Random seed for reproducibility

42

Returns:

Type Description
tuple[DataLoader, DataLoader, DataLoader]

Tuple of (train_loader, val_loader, test_loader)

split_dataset_indices

mlops_project.dataloader.split_dataset_indices(metadata_path, train_ratio=0.525, val_ratio=0.175, test_ratio=0.3, random_seed=42)

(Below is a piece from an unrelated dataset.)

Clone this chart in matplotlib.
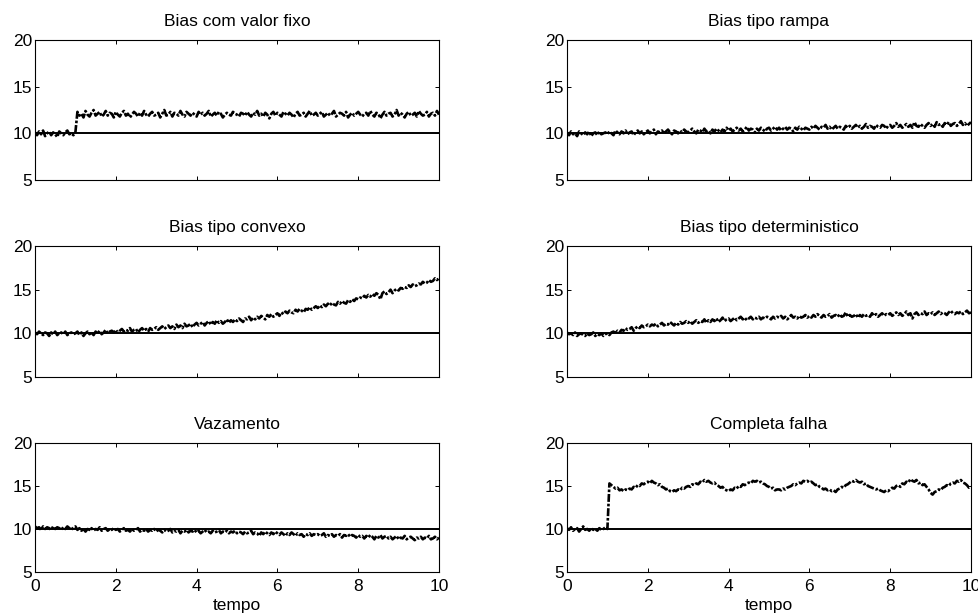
import numpy as np
import matplotlib
matplotlib.use('Agg')
import matplotlib.pyplot as plt

plt.rcParams['font.family'] = ['Liberation Sans', 'DejaVu Sans']

# time axis (s), sampled every 0.05
tempo = np.linspace(0, 10, 201)
ref_level = 10.0

titles = ['Bias com valor fixo', 'Bias tipo rampa',
          'Bias tipo convexo', 'Bias tipo deterministico',
          'Vazamento', 'Completa falha']

fixo = [
    10.1, 9.8, 10.2, 9.9, 10.3, 9.7, 10.0, 10.2, 9.8, 10.1, 9.9, 9.6, 10.2, 10.0, 9.8, 10.1, 10.3, 9.9, 10.0, 9.8,
    10.1, 12.3, 11.9, 12.1, 11.7, 12.4, 12.0, 11.8, 12.2, 12.5, 11.9, 12.1, 12.3, 11.8, 12.0, 12.4, 11.9, 12.2, 12.1, 11.7,
    12.3, 12.0, 11.8, 12.2, 12.4, 11.9, 12.1, 11.7, 12.0, 12.3, 12.1, 11.8, 12.2, 11.9, 12.4, 12.0, 11.8, 12.1, 12.3, 11.9,
    12.0, 12.2, 11.7, 12.1, 12.5, 11.9, 12.0, 12.3, 11.8, 12.2, 12.1, 11.9, 12.4, 12.0, 11.8, 12.3, 12.1, 11.9, 12.2, 12.0,
    11.8, 12.3, 12.0, 12.2, 11.9, 12.1, 12.4, 11.8, 12.0, 12.2, 11.9, 12.3, 12.1, 11.7, 12.0, 12.2, 12.0, 11.9, 12.3, 12.1,
    12.0, 11.8, 12.2, 12.1, 11.9, 12.3, 12.0, 11.8, 12.2, 12.0, 12.4, 11.9, 12.1, 11.8, 12.2, 12.0, 11.6, 12.1, 12.3, 11.9,
    12.2, 12.0, 11.8, 12.3, 12.1, 11.9, 12.2, 12.0, 11.7, 12.1, 12.3, 11.9, 12.0, 12.2, 11.8, 12.1, 12.4, 11.9, 12.0, 12.2,
    11.9, 12.1, 12.3, 11.8, 12.0, 12.2, 11.9, 12.1, 12.4, 11.8, 12.0, 12.2, 12.1, 11.9, 12.3, 11.7, 12.0, 12.2, 11.9, 12.1,
    12.3, 12.0, 11.8, 12.1, 12.2, 11.9, 12.4, 12.0, 11.8, 12.2, 12.1, 11.6, 12.0, 12.3, 11.9, 12.1, 12.2, 11.8, 12.0, 12.5,
    11.9, 12.2, 12.0, 11.7, 12.1, 12.3, 11.9, 12.0, 12.2, 11.8, 12.4, 12.1, 11.9, 12.0, 12.3, 11.8, 12.1, 12.2, 11.9, 12.4,
    12.0]

rampa = [
    10.1, 9.8, 10.2, 9.9, 10.0, 9.7, 10.2, 10.0, 9.8, 10.1, 9.9, 10.2, 9.7, 10.0, 10.1, 9.8, 10.2, 9.9, 10.0, 10.1,
    9.9, 10.2, 10.0, 9.8, 10.3, 10.1, 9.9, 10.2, 10.0, 10.3, 9.9, 10.1, 10.2, 9.8, 10.1, 10.3, 10.0, 10.2, 9.9, 10.1,
    10.3, 10.0, 10.2, 10.4, 9.9, 10.2, 10.1, 10.3, 10.0, 10.2, 10.4, 10.1, 9.9, 10.3, 10.2, 10.0, 10.3, 10.1, 10.4, 10.2,
    10.1, 10.3, 10.5, 10.2, 10.0, 10.4, 10.3, 10.1, 10.5, 10.2, 10.3, 10.0, 10.4, 10.2, 10.5, 10.3, 10.1, 10.4, 10.2, 10.6,
    10.3, 10.5, 10.2, 10.4, 10.6, 10.3, 10.5, 10.2, 10.4, 10.7, 10.3, 10.5, 10.4, 10.1, 10.5, 10.3, 10.6, 10.4, 10.2, 10.5,
    10.6, 10.3, 10.5, 10.7, 10.4, 10.6, 10.3, 10.5, 10.7, 10.4, 10.6, 10.5, 10.2, 10.6, 10.4, 10.7, 10.5, 10.3, 10.6, 10.5,
    10.4, 10.7, 10.5, 10.8, 10.6, 10.4, 10.7, 10.6, 10.9, 10.5, 10.7, 10.4, 10.6, 10.8, 10.5, 10.7, 10.6, 10.4, 10.8, 10.6,
    10.8, 10.5, 10.7, 10.9, 10.6, 10.8, 10.5, 10.7, 11.0, 10.6, 10.8, 10.7, 10.5, 10.9, 10.7, 10.6, 10.9, 10.8, 10.5, 10.8,
    10.9, 10.6, 10.8, 11.1, 10.7, 10.9, 10.6, 10.8, 11.0, 10.7, 10.9, 10.6, 11.2, 10.8, 10.7, 11.0, 10.8, 10.6, 10.9, 11.1,
    10.8, 11.0, 10.7, 11.2, 10.9, 11.0, 10.7, 11.1, 10.9, 11.2, 10.8, 11.0, 11.1, 10.8, 11.0, 11.3, 10.9, 11.1, 10.8, 11.0,
    11.2]

convexo = [
    10.1, 9.9, 10.2, 10.0, 9.8, 10.1, 10.0, 9.7, 10.1, 9.9, 10.2, 9.8, 10.0, 10.1, 9.9, 10.2, 9.8, 10.0, 10.1, 9.9,
    10.0, 10.2, 9.8, 10.1, 9.7, 10.0, 10.2, 9.9, 10.1, 9.8, 10.2, 10.0, 10.3, 9.9, 10.1, 10.4, 10.0, 10.2, 10.3, 10.1,
    10.4, 10.1, 10.3, 10.5, 10.2, 10.4, 10.3, 10.6, 10.2, 10.4, 10.5, 10.1, 10.4, 10.6, 10.3, 10.5, 10.2, 10.6, 10.4, 10.5,
    10.7, 10.4, 10.6, 10.8, 10.5, 10.7, 10.9, 10.6, 10.8, 10.5, 11.0, 10.7, 10.9, 10.6, 11.1, 10.8, 10.9, 11.1, 10.7, 11.0,
    11.2, 10.9, 11.1, 11.3, 10.9, 11.2, 11.4, 11.0, 11.3, 11.1, 11.5, 11.2, 11.4, 11.1, 11.3, 11.6, 11.2, 11.5, 11.3, 11.6,
    11.4, 11.7, 11.5, 11.3, 11.7, 11.6, 11.9, 11.5, 11.8, 11.6, 11.9, 11.7, 12.0, 11.8, 11.6, 12.1, 11.9, 12.2, 11.9, 12.1,
    12.3, 12.0, 12.4, 12.2, 12.5, 12.3, 12.6, 12.4, 12.3, 12.7, 12.5, 12.8, 12.6, 12.4, 12.8, 12.7, 13.0, 12.7, 12.9, 13.1,
    12.9, 13.2, 13.0, 13.3, 13.1, 13.4, 13.2, 13.5, 13.3, 13.2, 13.6, 13.4, 13.7, 13.5, 13.4, 13.8, 13.6, 13.9, 13.7, 14.0,
    13.9, 14.1, 14.0, 14.3, 14.1, 14.4, 14.2, 14.5, 14.3, 14.6, 14.4, 13.9, 14.6, 14.8, 14.5, 14.7, 15.0, 14.6, 14.9, 15.1,
    14.9, 15.2, 15.1, 15.3, 15.2, 15.5, 15.3, 15.6, 15.4, 15.5, 15.7, 15.6, 15.9, 15.7, 15.8, 16.1, 15.9, 16.0, 16.3, 16.1,
    16.3]

deterministico = [
    10.1, 9.9, 10.0, 9.8, 10.1, 9.7, 9.9, 10.0, 9.8, 9.7, 10.0, 9.8, 9.9, 10.1, 9.7, 9.9, 9.8, 10.0, 9.7, 9.9,
    10.0, 9.8, 10.1, 10.2, 10.0, 10.3, 10.1, 10.4, 10.3, 10.6, 10.4, 10.5, 10.7, 10.3, 10.6, 10.8, 10.6, 10.9, 10.7, 10.8,
    11.0, 10.8, 11.0, 10.9, 11.1, 10.8, 11.0, 11.2, 10.9, 11.1, 11.0, 11.3, 11.1, 10.9, 11.2, 11.0, 11.3, 11.1, 11.2, 11.4,
    11.2, 11.4, 11.1, 11.3, 11.5, 11.2, 11.4, 11.3, 11.6, 11.2, 11.5, 11.3, 11.6, 11.4, 11.7, 11.3, 11.5, 11.8, 11.4, 11.6,
    11.7, 11.4, 11.6, 11.8, 11.5, 11.7, 11.9, 11.6, 11.8, 11.5, 11.7, 11.9, 11.6, 11.8, 11.7, 11.9, 11.6, 11.8, 11.7, 11.9,
    11.8, 11.6, 11.9, 11.7, 11.9, 11.8, 12.0, 11.7, 11.9, 11.6, 11.8, 12.1, 11.8, 11.9, 11.7, 12.0, 11.8, 11.9, 12.1, 11.8,
    12.0, 11.8, 12.1, 11.9, 12.2, 12.0, 11.8, 12.1, 11.9, 12.0, 12.2, 11.8, 12.0, 12.1, 11.9, 12.2, 11.9, 12.0, 12.4, 11.9,
    12.1, 11.9, 12.0, 12.2, 11.8, 12.1, 11.9, 12.2, 12.0, 12.1, 11.9, 12.3, 12.0, 12.2, 11.9, 12.1, 12.3, 12.0, 12.2, 12.1,
    12.3, 12.0, 12.2, 12.4, 12.1, 12.3, 12.0, 12.2, 12.5, 12.1, 12.3, 11.7, 12.2, 12.4, 12.1, 12.3, 12.2, 12.5, 12.1, 12.3,
    12.2, 12.4, 12.1, 12.3, 12.5, 12.2, 12.4, 12.3, 12.1, 12.4, 12.6, 12.3, 12.2, 12.4, 12.3, 12.5, 12.2, 12.4, 12.6, 12.3,
    12.4]

vazamento = [
    10.3, 10.1, 10.2, 9.9, 10.3, 10.0, 10.2, 10.1, 9.9, 10.3, 10.0, 10.2, 10.1, 9.9, 10.2, 10.0, 10.3, 10.1, 9.9, 10.2,
    10.3, 9.9, 10.1, 9.8, 10.0, 9.7, 10.0, 9.9, 10.1, 9.8, 10.0, 9.9, 10.2, 9.8, 10.0, 10.1, 9.8, 10.0, 9.9, 10.1,
    9.9, 10.0, 9.7, 9.9, 10.1, 9.8, 9.9, 9.7, 10.0, 9.8, 9.9, 10.1, 9.7, 9.9, 9.8, 10.0, 9.7, 9.9, 9.8, 10.0,
    9.7, 9.9, 9.8, 9.6, 9.9, 9.7, 9.8, 10.0, 9.6, 9.8, 9.7, 9.9, 9.5, 9.8, 9.7, 9.9, 9.6, 9.8, 9.7, 9.9,
    9.6, 9.8, 9.5, 9.7, 9.9, 9.6, 9.7, 9.5, 9.8, 9.6, 9.7, 9.9, 9.5, 9.7, 9.6, 9.8, 9.5, 9.7, 9.6, 9.8,
    9.5, 9.7, 9.6, 9.4, 9.7, 9.5, 9.6, 9.8, 9.4, 9.6, 9.5, 9.2, 9.6, 9.4, 9.7, 9.5, 9.3, 9.6, 9.4, 9.7,
    9.5, 9.3, 9.6, 9.4, 9.2, 9.5, 9.3, 9.6, 9.4, 9.2, 9.5, 9.3, 9.4, 9.1, 9.4, 9.3, 9.5, 9.2, 9.4, 9.3,
    9.4, 9.2, 9.3, 9.5, 9.1, 9.3, 9.2, 9.4, 9.1, 9.3, 9.2, 9.4, 9.0, 9.3, 9.2, 9.4, 9.1, 9.3, 9.2, 9.0,
    9.3, 9.1, 9.2, 8.9, 9.2, 9.0, 9.3, 9.1, 8.8, 9.2, 9.0, 9.3, 8.9, 9.1, 9.2, 8.9, 9.1, 8.8, 9.0, 9.2,
    8.8, 9.0, 8.9, 9.2, 8.8, 9.0, 9.1, 8.9, 8.7, 9.0, 8.9, 9.1, 8.8, 9.0, 8.9, 9.2, 8.8, 8.9, 9.1, 8.8,
    9.0]

completa = [
    10.1, 9.9, 10.2, 9.8, 10.0, 10.1, 9.7, 10.0, 10.3, 9.9, 10.0, 9.8, 10.1, 9.9, 10.0, 9.8, 10.1, 9.9, 10.0, 10.2,
    10.0, 15.3, 15.1, 14.9, 14.7, 14.8, 14.5, 14.6, 14.4, 14.6, 14.5, 14.7, 14.6, 14.9, 14.8, 15.1, 15.0, 15.3, 15.2, 15.4,
    15.5, 15.3, 15.6, 15.4, 15.3, 15.1, 15.2, 14.9, 14.8, 14.6, 14.7, 14.4, 14.3, 14.5, 14.4, 14.6, 14.5, 14.8, 14.7, 14.9,
    15.0, 14.9, 15.2, 15.1, 15.3, 15.2, 15.5, 15.4, 15.7, 15.5, 15.6, 15.4, 15.3, 15.4, 15.1, 15.0, 14.8, 14.9, 14.6, 14.5,
    14.4, 14.6, 14.5, 14.8, 14.7, 15.0, 14.9, 15.2, 15.1, 15.3, 15.4, 15.3, 15.6, 15.5, 15.6, 15.4, 15.5, 15.3, 15.2, 15.0,
    14.9, 14.7, 14.8, 14.5, 14.6, 14.6, 14.5, 14.7, 14.6, 14.8, 14.9, 15.0, 15.2, 15.1, 15.3, 15.4, 15.3, 15.6, 15.5, 15.6,
    15.4, 15.5, 15.3, 15.1, 15.2, 14.9, 14.8, 14.6, 14.7, 14.5, 14.6, 14.4, 14.5, 14.3, 14.6, 14.7, 14.9, 14.8, 15.1, 15.2,
    15.4, 15.6, 15.5, 15.7, 15.5, 15.4, 15.5, 15.2, 15.3, 15.0, 14.9, 14.8, 14.7, 14.6, 14.7, 14.5, 14.4, 14.3, 14.5, 14.4,
    14.6, 14.8, 14.7, 15.0, 15.1, 14.9, 15.3, 15.2, 15.5, 15.4, 15.8, 15.6, 15.5, 15.7, 15.3, 15.4, 15.1, 15.2, 14.9, 14.6,
    14.2, 14.0, 14.3, 14.4, 14.6, 14.5, 14.8, 14.9, 15.1, 15.0, 15.3, 15.4, 15.3, 15.6, 15.5, 15.7, 15.4, 15.3, 15.1, 14.8,
    14.9]

series = [fixo, rampa, convexo, deterministico, vazamento, completa]

# axes boxes in pixels (left, top, right, bottom)
W, H = 979, 616
cols = [(35, 439), (567, 971)]
rows = [(40, 180), (246, 377), (443, 572)]

fig = plt.figure(figsize=(W / 100, H / 100), dpi=100)

for i, (title, y) in enumerate(zip(titles, series)):
    r, c = divmod(i, 2)
    x0, x1 = cols[c]
    y0, y1 = rows[r]
    ax = fig.add_axes([x0 / W, 1 - y1 / H, (x1 - x0) / W, (y1 - y0) / H])
    ax.plot(tempo, y, color='black', linestyle='-.', linewidth=1.9,
            dashes=(3, 0.7, 1, 0.7))
    ax.axhline(ref_level, color='black', linewidth=1.4)
    ax.set_xlim(0, 10)
    ax.set_ylim(5, 20)
    ax.set_xticks(range(0, 11, 2))
    ax.set_yticks([5, 10, 15, 20])
    ax.tick_params(direction='in', top=True, right=True, length=3,
                   width=0.7, labelsize=12.5, pad=2)
    ax.tick_params(axis='x', pad=5)
    for s in ax.spines.values():
        s.set_linewidth(0.8)
    ax.set_title(title, fontsize=12.5, pad=10)
    if r == 2:
        ax.set_xlabel('tempo', fontsize=12.5, labelpad=3)
    else:
        ax.set_xticklabels([])

fig.savefig('out.png', dpi=100)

Split dataset indices into train/val/test by lesion_id to avoid data leakage.

Parameters:

Name Type Description Default
metadata_path str

Path to the HAM10000_metadata.csv file

required
train_ratio float

Fraction of data for training (default: 52.5%)

0.525
val_ratio float

Fraction of data for validation (default: 17.5%)

0.175
test_ratio float

Fraction of data for testing (default: 30%)

0.3
random_seed int

Random seed for reproducibility

42

Returns:

Type Description
tuple[list[int], list[int], list[int]]

Tuple of (train_indices, val_indices, test_indices)

Note

Splits by lesion_id rather than image_id to prevent the same lesion from appearing in multiple splits (data leakage).

subsample_dataloader

mlops_project.dataloader.subsample_dataloader(data_path, subsample_result, image_size=224, batch_size=32, num_workers=4, train_ratio=0.525, val_ratio=0.175, test_ratio=0.3, random_seed=42)

Usage Examples

from mlops_project.data import CancerDataset, get_transforms
from mlops_project.dataloader import create_dataloaders

# Create dataset
transform = get_transforms(image_size=224, augment=True)
dataset = CancerDataset(data_dir="data/", transform=transform)

# Create dataloaders
train_loader, val_loader, test_loader = create_dataloaders(
    data_dir="data/",
    batch_size=32,
    image_size=224
)